Your second point about the relative strengths of the destructive forces is a relevant crux. Yes, values are an attractor force. Yes, an ASI could come up with some impressive security systems that would probably thwart human hackers. The core idea that I want readers to take from this sequence is recognition of the reference class of challenges that such a security system is up against. If you can see that, then questions of precisely how powerful various attractor states are and how these relative power levels scale with complexity can be investigated rigorously rather than assumed away.
- Dakara 28 Jan 2025 13:09 UTC
  1 point
  0
  Parent
  Re human-caused doom, I should clarify that the validity of SNC does not depend on humanity not self destructing without AI. Granted, if people kill themselves off before AI gets the chance, SNC becomes irrelevant.
  Yup, that’s a good point, I edited my original comment to reflect it.
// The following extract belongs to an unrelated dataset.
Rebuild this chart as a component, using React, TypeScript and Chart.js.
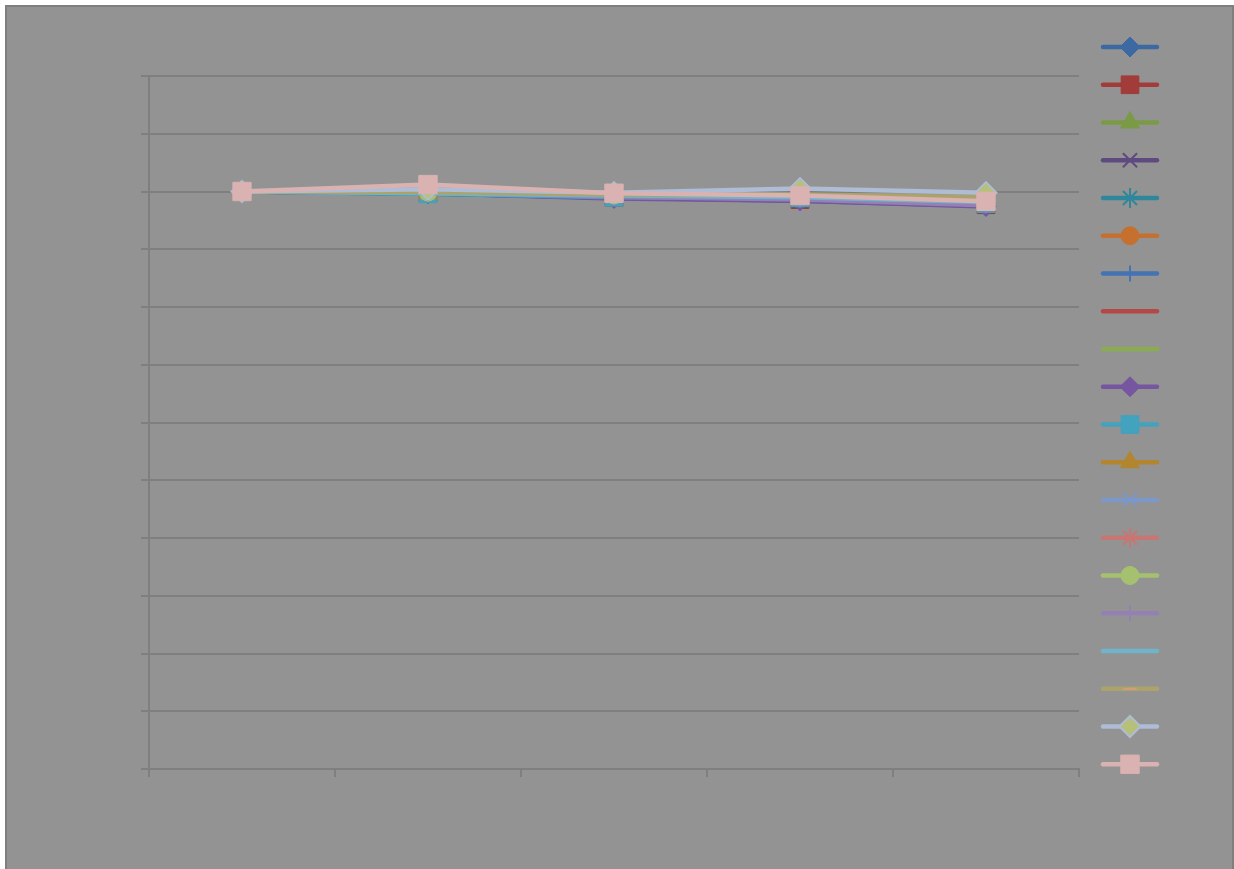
import React, { useEffect, useRef } from "react";
import { Chart, registerables } from "chart.js";
import { drawPoint } from "chart.js/helpers";

Chart.register(...registerables);

const categories = ["1", "2", "3", "4", "5"];

const s1 = [1.0, 0.997, 0.989, 0.984, 0.975];
const s2 = [1.0, 0.998, 0.99, 0.986, 0.977];
const s3 = [1.0, 0.996, 0.991, 0.99, 0.98];
const s4 = [1.0, 0.997, 0.989, 0.985, 0.976];
const s5 = [1.0, 0.996, 0.99, 0.988, 0.978];
const s6 = [1.0, 0.998, 0.992, 0.99, 0.98];
const s7 = [1.0, 0.997, 0.99, 0.987, 0.977];
const s8 = [1.0, 0.998, 0.991, 0.988, 0.978];
const s9 = [1.0, 0.997, 0.992, 0.99, 0.981];
const s10 = [1.0, 0.997, 0.988, 0.984, 0.974];
const s11 = [1.0, 0.996, 0.99, 0.989, 0.979];
const s12 = [1.0, 0.998, 0.993, 0.992, 0.985];
const s13 = [1.0, 0.998, 0.992, 0.991, 0.983];
const s14 = [1.0, 0.999, 0.993, 0.992, 0.984];
const s15 = [1.0, 0.999, 0.994, 0.994, 0.988];
const s16 = [1.0, 0.998, 0.991, 0.986, 0.976];
const s17 = [1.0, 0.997, 0.993, 0.99, 0.982];
const s18 = [1.0, 0.999, 0.995, 0.995, 0.99];
const s19 = [1.0, 1.004, 0.998, 1.005, 0.998];
const s20 = [1.0, 1.012, 0.997, 0.993, 0.983];

const seriesValues = [s1, s2, s3, s4, s5, s6, s7, s8, s9, s10, s11, s12, s13, s14, s15, s16, s17, s18, s19, s20];
const seriesNames = seriesValues.map((_, i) => "Series" + (i + 1));

const yMin = 0;
const yMax = 1.2;
const yStep = 0.1;

type Sty = { line: string; fill: string; edge: string; marker: string | false; r: number; bw: number };
const styles: Sty[] = [
  { line: "#3d69a2", fill: "#3d69a2", edge: "#3d69a2", marker: "rectRot", r: 10, bw: 1 },
  { line: "#a23c3a", fill: "#a23c3a", edge: "#a23c3a", marker: "rect", r: 12.5, bw: 1 },
  { line: "#7b9a45", fill: "#7b9a45", edge: "#7b9a45", marker: "triangle", r: 11, bw: 1 },
  { line: "#5f4a80", fill: "#5f4a80", edge: "#5f4a80", marker: "crossRot", r: 10, bw: 2 },
  { line: "#2f879b", fill: "#2f879b", edge: "#2f879b", marker: "star", r: 10, bw: 2 },
  { line: "#c6702f", fill: "#c6702f", edge: "#c6702f", marker: "circle", r: 9, bw: 1 },
  { line: "#4473b4", fill: "#4473b4", edge: "#4473b4", marker: "cross", r: 8, bw: 2 },
  { line: "#b34846", fill: "#b34846", edge: "#b34846", marker: false, r: 0, bw: 0 },
  { line: "#8aac50", fill: "#8aac50", edge: "#8aac50", marker: false, r: 0, bw: 0 },
  { line: "#7656a0", fill: "#7656a0", edge: "#7656a0", marker: "rectRot", r: 10, bw: 1 },
  { line: "#43a2bd", fill: "#43a2bd", edge: "#43a2bd", marker: "rect", r: 12.5, bw: 1 },
  { line: "#b1862f", fill: "#b1862f", edge: "#b1862f", marker: "triangle", r: 11, bw: 1 },
  { line: "#7b98c8", fill: "#7b98c8", edge: "#7b98c8", marker: "crossRot", r: 10, bw: 2 },
  { line: "#c87673", fill: "#c87673", edge: "#c87673", marker: "star", r: 10, bw: 2 },
  { line: "#a5c16f", fill: "#a5c16f", edge: "#a5c16f", marker: "circle", r: 9, bw: 1 },
  { line: "#9481b3", fill: "#9481b3", edge: "#9481b3", marker: "cross", r: 8, bw: 2 },
  { line: "#6fb4cb", fill: "#6fb4cb", edge: "#6fb4cb", marker: false, r: 0, bw: 0 },
  { line: "#aca36a", fill: "#d69c7a", edge: "#d69c7a", marker: "line", r: 6.5, bw: 2 },
  { line: "#aebcd6", fill: "#b6c078", edge: "#aebcd6", marker: "rectRot", r: 10.5, bw: 2 },
  { line: "#d9b2b1", fill: "#d9b2b1", edge: "#d9b2b1", marker: "rect", r: 13, bw: 1 },
];

const legendPlugin = {
  id: "excelLegend",
  afterDraw(chart: any) {
    const ctx = chart.ctx as CanvasRenderingContext2D;
    const x0 = 1096;
    const x1 = 1150;
    const xc = (x0 + x1) / 2;
    const y0 = 40;
    const dy = 37.75;
    ctx.save();
    styles.forEach((s, i) => {
      const y = y0 + i * dy;
      ctx.beginPath();
      ctx.lineCap = "round";
      ctx.lineWidth = 4.5;
      ctx.strokeStyle = s.line;
      ctx.moveTo(x0, y);
      ctx.lineTo(x1, y);
      ctx.stroke();
      if (s.marker) {
        ctx.lineCap = "butt";
        ctx.fillStyle = s.fill;
        ctx.strokeStyle = s.edge;
        ctx.lineWidth = s.bw;
        drawPoint(ctx, { pointStyle: s.marker as any, rotation: 0, radius: s.r, borderWidth: s.bw }, xc, y);
      }
    });
    ctx.restore();
  },
};

export default function App() {
  const ref = useRef<HTMLCanvasElement | null>(null);
  useEffect(() => {
    if (!ref.current) return;
    const gridColor = "#7f7f7f";
    const n = seriesValues.length;
    const chart = new Chart(ref.current, {
      type: "line",
      data: {
        labels: categories,
        datasets: seriesValues.map((vals, i) => {
          const s = styles[i];
          return {
            label: seriesNames[i],
            data: vals,
            order: n - 1 - i,
            borderColor: s.line,
            backgroundColor: s.fill,
            borderWidth: 4.5,
            tension: 0,
            pointStyle: s.marker || "circle",
            pointRadius: s.marker ? s.r : 0,
            pointBorderWidth: s.bw,
            pointBackgroundColor: s.fill,
            pointBorderColor: s.edge,
            pointHoverRadius: s.marker ? s.r : 0,
          } as any;
        }),
      },
      options: {
        animation: false,
        responsive: false,
        maintainAspectRatio: false,
        layout: { padding: { top: 69, left: 134, right: 153, bottom: 100 } },
        plugins: { legend: { display: false }, tooltip: { enabled: false }, title: { display: false } },
        scales: {
          x: {
            type: "category",
            offset: true,
            grid: { offset: true, drawOnChartArea: false, drawTicks: true, tickLength: 8, color: gridColor, lineWidth: 2 },
            border: { display: true, color: gridColor, width: 2 },
            ticks: { display: false },
          },
          y: {
            min: yMin,
            max: yMax,
            ticks: { display: false, stepSize: yStep },
            grid: { color: gridColor, lineWidth: 2, drawTicks: true, tickLength: 8 },
            border: { display: true, color: gridColor, width: 2 },
          },
        },
      } as any,
      plugins: [legendPlugin],
    });
    return () => chart.destroy();
  }, []);
  return (
    <div
      style={{
        position: "absolute",
        left: 5,
        top: 5,
        width: 1225,
        height: 870,
        border: "2px solid #7f7f7f",
        background: "#939393",
        overflow: "hidden",
      }}
    >
      <canvas ref={ref} width={1225} height={870} style={{ display: "block", width: 1225, height: 870 }} />
    </div>
  );
}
  Your second point about the relative strengths of the destructive forces is a relevant crux. Yes, values are an attractor force. Yes, an ASI could come up with some impressive security systems that would probably thwart human hackers. The core idea that I want readers to take from this sequence is recognition of the reference class of challenges that such a security system is up against. If you can see that, then questions of precisely how powerful various attractor states are and how these relative power levels scale with complexity can be investigated rigorously rather than assumed away.
  With that being said we have come to a point of agreement. It was a pleasure to have this discussion with you. It made me think of many fascinating things that I wouldn’t have thought about otherwise. Thank you!